### Task description:
Repeat the listing that follows, character for character, minus the pictures.

-------- Stored data --------

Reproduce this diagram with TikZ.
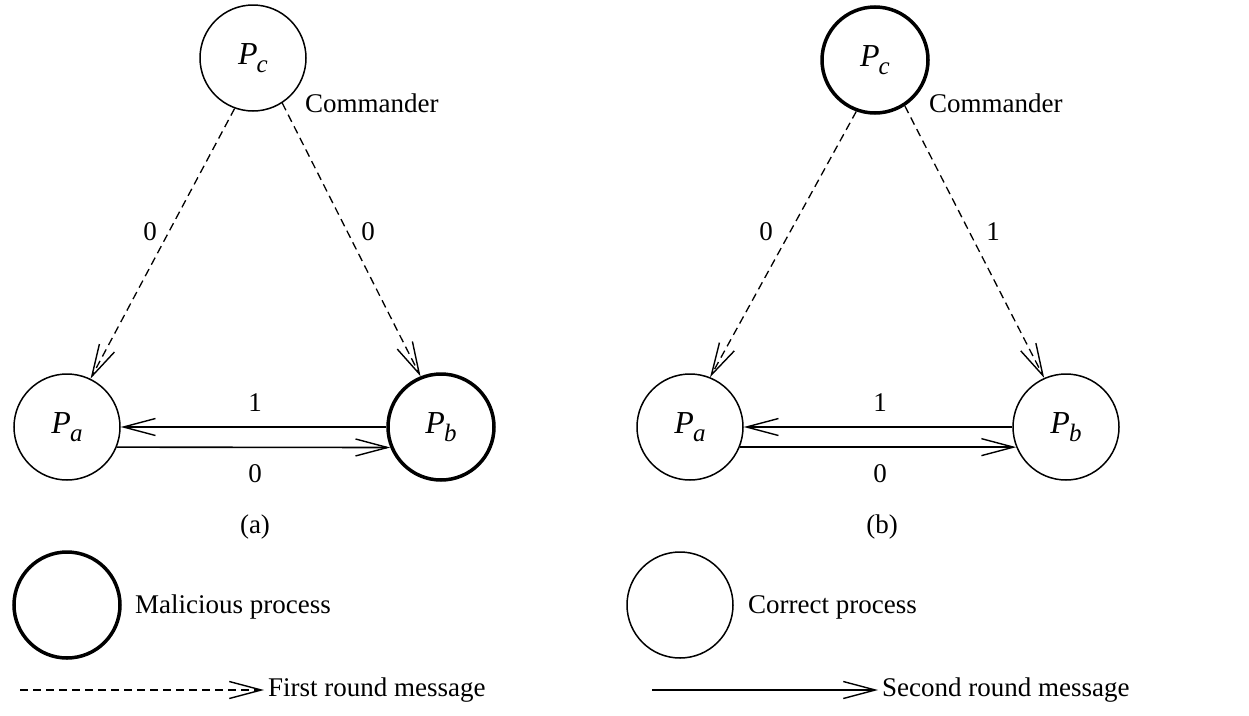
\documentclass[tikz,border=0pt]{standalone}
\usepackage{fontspec}
\setmainfont{Liberation Serif}
\usetikzlibrary{arrows.meta}
\newcommand{\Pnode}[1]{\fontsize{32}{34}\selectfont\textit{P}\kern-1pt\raisebox{-8pt}{\fontsize{25}{25}\selectfont\textit{#1}}}
\tikzset{
  txt/.style={font=\fontsize{27}{30}\selectfont, inner sep=0pt},
  proc/.style={circle, draw, line width=1.5pt, minimum size=106pt, inner sep=0pt},
  malproc/.style={proc, line width=3.5pt},
  tip/.style={-{Straight Barb[length=32pt,width=17pt,line width=1.4pt]}},
  msgone/.style={tip, line width=1.3pt, dash pattern=on 8pt off 5pt},
  msgtwo/.style={tip, line width=1.6pt},
}
\begin{document}
\begin{tikzpicture}[x=1pt,y=-1pt]
\useasboundingbox (0,0) rectangle (1249,715);
% (a)
\node[proc] (Pc1) at (253,58) {\Pnode{c}};
\node[proc] (Pa1) at (67,427) {\Pnode{a}};
\node[malproc] (Pb1) at (441,427) {\Pnode{b}};
\node[txt, anchor=west] (cmd1) at (305,103) {Commander};
\draw[msgone] (Pc1.250) -- (Pa1.64);
\draw[msgone] (Pc1.303) -- (Pb1.112);
\node[txt] (l1a) at (150,232) {0};
\node[txt] (l1b) at (368,232) {0};
\draw[msgtwo] (Pb1.180) -- (Pa1.0);
\draw[msgtwo] (Pa1.-22) -- (Pb1.-158);
\node[txt] (l1c) at (255,403) {1};
\node[txt] (l1d) at (255,474) {0};
\node[txt] (capa) at (255,527) {(a)};
% (b)
\node[malproc] (Pc2) at (875,60) {\Pnode{c}};
\node[proc] (Pa2) at (690,427) {\Pnode{a}};
\node[proc] (Pb2) at (1066,427) {\Pnode{b}};
\node[txt, anchor=west] (cmd2) at (929,103) {Commander};
\draw[msgone] (Pc2.250) -- (Pa2.68);
\draw[msgone] (Pc2.303) -- (Pb2.114);
\node[txt] (l2a) at (766,232) {0};
\node[txt] (l2b) at (993,232) {1};
\draw[msgtwo] (Pb2.180) -- (Pa2.0);
\draw[msgtwo] (Pa2.-22) -- (Pb2.-158);
\node[txt] (l2c) at (880,403) {1};
\node[txt] (l2d) at (880,474) {0};
\node[txt] (capb) at (882,527) {(b)};
% legend
\node[malproc] (lm) at (67,605) {};
\node[txt, anchor=west] (lmt) at (135,607) {Malicious process};
\node[proc] (lc) at (680,605) {};
\node[txt, anchor=west] (lct) at (748,607) {Correct process};
\coordinate (d1) at (20,690);
\coordinate (d2) at (264,690);
\draw[msgone] (d1) -- (d2);
\node[txt, anchor=west] (dt) at (268,690) {First round message};
\coordinate (s1) at (652,690);
\coordinate (s2) at (878,690);
\draw[msgtwo] (s1) -- (s2);
\node[txt, anchor=west] (st) at (882,690) {Second round message};
\end{tikzpicture}
\end{document}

--------

### Output below:
Reproduce this diagram with TikZ.
\documentclass[tikz,border=0pt]{standalone}
\usepackage{fontspec}
\setmainfont{Liberation Serif}
\usetikzlibrary{arrows.meta}
\newcommand{\Pnode}[1]{\fontsize{32}{34}\selectfont\textit{P}\kern-1pt\raisebox{-8pt}{\fontsize{25}{25}\selectfont\textit{#1}}}
\tikzset{
  txt/.style={font=\fontsize{27}{30}\selectfont, inner sep=0pt},
  proc/.style={circle, draw, line width=1.5pt, minimum size=106pt, inner sep=0pt},
  malproc/.style={proc, line width=3.5pt},
  tip/.style={-{Straight Barb[length=32pt,width=17pt,line width=1.4pt]}},
  msgone/.style={tip, line width=1.3pt, dash pattern=on 8pt off 5pt},
  msgtwo/.style={tip, line width=1.6pt},
}
\begin{document}
\begin{tikzpicture}[x=1pt,y=-1pt]
\useasboundingbox (0,0) rectangle (1249,715);
% (a)
\node[proc] (Pc1) at (253,58) {\Pnode{c}};
\node[proc] (Pa1) at (67,427) {\Pnode{a}};
\node[malproc] (Pb1) at (441,427) {\Pnode{b}};
\node[txt, anchor=west] (cmd1) at (305,103) {Commander};
\draw[msgone] (Pc1.250) -- (Pa1.64);
\draw[msgone] (Pc1.303) -- (Pb1.112);
\node[txt] (l1a) at (150,232) {0};
\node[txt] (l1b) at (368,232) {0};
\draw[msgtwo] (Pb1.180) -- (Pa1.0);
\draw[msgtwo] (Pa1.-22) -- (Pb1.-158);
\node[txt] (l1c) at (255,403) {1};
\node[txt] (l1d) at (255,474) {0};
\node[txt] (capa) at (255,527) {(a)};
% (b)
\node[malproc] (Pc2) at (875,60) {\Pnode{c}};
\node[proc] (Pa2) at (690,427) {\Pnode{a}};
\node[proc] (Pb2) at (1066,427) {\Pnode{b}};
\node[txt, anchor=west] (cmd2) at (929,103) {Commander};
\draw[msgone] (Pc2.250) -- (Pa2.68);
\draw[msgone] (Pc2.303) -- (Pb2.114);
\node[txt] (l2a) at (766,232) {0};
\node[txt] (l2b) at (993,232) {1};
\draw[msgtwo] (Pb2.180) -- (Pa2.0);
\draw[msgtwo] (Pa2.-22) -- (Pb2.-158);
\node[txt] (l2c) at (880,403) {1};
\node[txt] (l2d) at (880,474) {0};
\node[txt] (capb) at (882,527) {(b)};
% legend
\node[malproc] (lm) at (67,605) {};
\node[txt, anchor=west] (lmt) at (135,607) {Malicious process};
\node[proc] (lc) at (680,605) {};
\node[txt, anchor=west] (lct) at (748,607) {Correct process};
\coordinate (d1) at (20,690);
\coordinate (d2) at (264,690);
\draw[msgone] (d1) -- (d2);
\node[txt, anchor=west] (dt) at (268,690) {First round message};
\coordinate (s1) at (652,690);
\coordinate (s2) at (878,690);
\draw[msgtwo] (s1) -- (s2);
\node[txt, anchor=west] (st) at (882,690) {Second round message};
\end{tikzpicture}
\end{document}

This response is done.